His son is playing for The Taft School in Watertown, now.
“I saw a terrific opportunity to rejuvenate and rebuild a beautiful park in a very important part of our town, in a central part of our town,” he said.
“I think if you think through most of the year, every resident goes through there on a fairly regular basis,” he said, “because of The Playhouse, or the government offices there. You’ve got the Yanity Gym, kids are playing basketball there.
“It just seems baseball is a spring and summer sport so people are finally getting outside. It’d be a great thing to be able to use it not just for baseball but for getting together,” he said.

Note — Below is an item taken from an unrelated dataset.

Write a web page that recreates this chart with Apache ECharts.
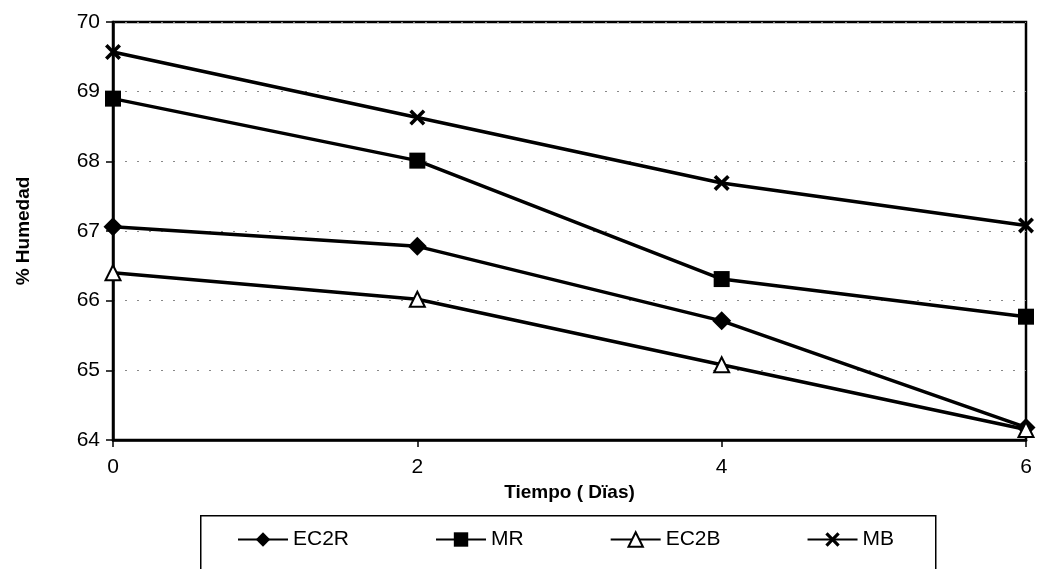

“A place where not only kids and their parents can use it, but people either visiting the town offices, of visiting The Playhouse, or just walking through will get an opportunity to stop and sit there, at one of the picnic tables, or just along the wall there, and enjoy a soda and a hamburger, and have lunch,” Mr. Goldstone said.
During ballgames, the concession stand would often be open.
“I just think it’s going to be a real central gathering place,” he said.
Liz Goldstone is “not as big a baseball fan” as her husband, he said, but she is “a big fan of creating a park” and worked closely with Mr. Roche and Mr. Alicea on the plan.
“Liz put a lot into the choosing of the site amenities and the design of the landscaping and the layout of the park,” Mr. Roche said.
Ciuccoli Field, behind what some people still call “the old high school,” is named for the late Chick Ciuccoli, a town worker who lovingly cared for the field for many years.